Rickey Williams has an undeniable knack for creating horror-themed dollhouses through classic dioramas which he originally debuted in 2012 to show off his NECA figures. With no formal training in art (armed with limited experience in completing only model kits), Williams set out to create his unique brand of killer DIE-O-RAMAS . His first “Freddy Krueger” inspired piece, was in tow when he attended a convention which Robert Englund was attending. Sparked by the reaction of the gloved icon, Williams was inspired to take this new venture seriously.
Attending more themed events, Williams decided to donate some of his artwork to the Sacramento Horror Film Festival as a prize, the promoters in turn invited him on stage to talk about his art.

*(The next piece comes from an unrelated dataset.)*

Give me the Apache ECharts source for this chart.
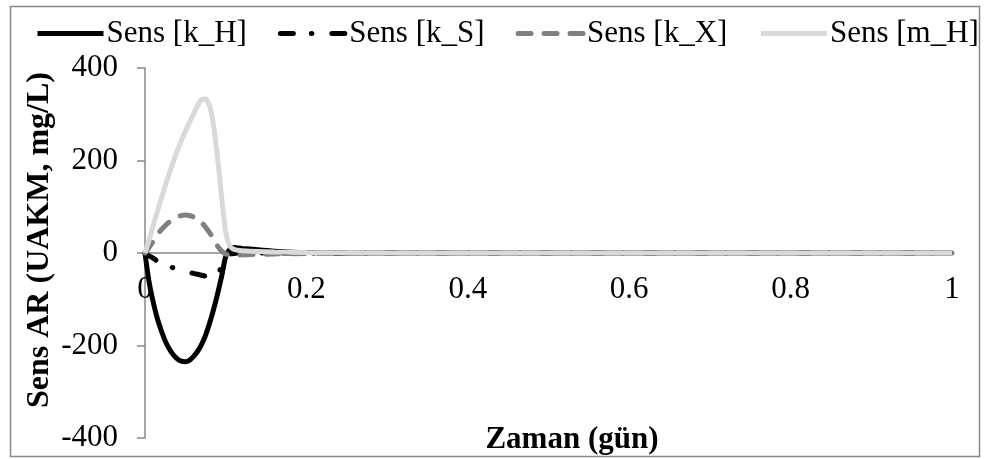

Shortly afterwards, he was invited to another convention (Horror/FX), and caught the “bug” for these events which he has been doing ever since.
Two years ago, Williams decided to attempt a recreation of one of horror film’s famous houses, 1428 Elm Street as a scaled down dollhouse. Celebrities (even a few stars from the Nightmare films) raved about his Nightmare on Elm Street Dollhouse, which led to it making an appearance in Mick Strawn’s, book Behind the Screams: The Dream Master Revealed.
Williams’ talents took over and the Die-O-Ramas proceeded to get more intricate, some being housed in old television frames. These ambitious “TV Die-O-Ramas” (the frames which he acquires from the “junk” TV’s he finds illegally dumped in various places) have been one of the hottest items to check out on the California convention circuit recently, with many different actors taking the time to pose with their movie-themed miniatures, the latest which features that creepy clown Pennywise.
Although a big fan of Krueger and the Nightmare franchise, Williams has shared his take on some of horror films greats in his traditional or TV DIE-O-RAMA art pieces, including Hellraiser, Aliens, Predator, Texas Chainsaw Massacre, Child’s Play and more. Most of his art is up for sale, but the price ranges, due to the rarity of the materials and time spent creating each piece.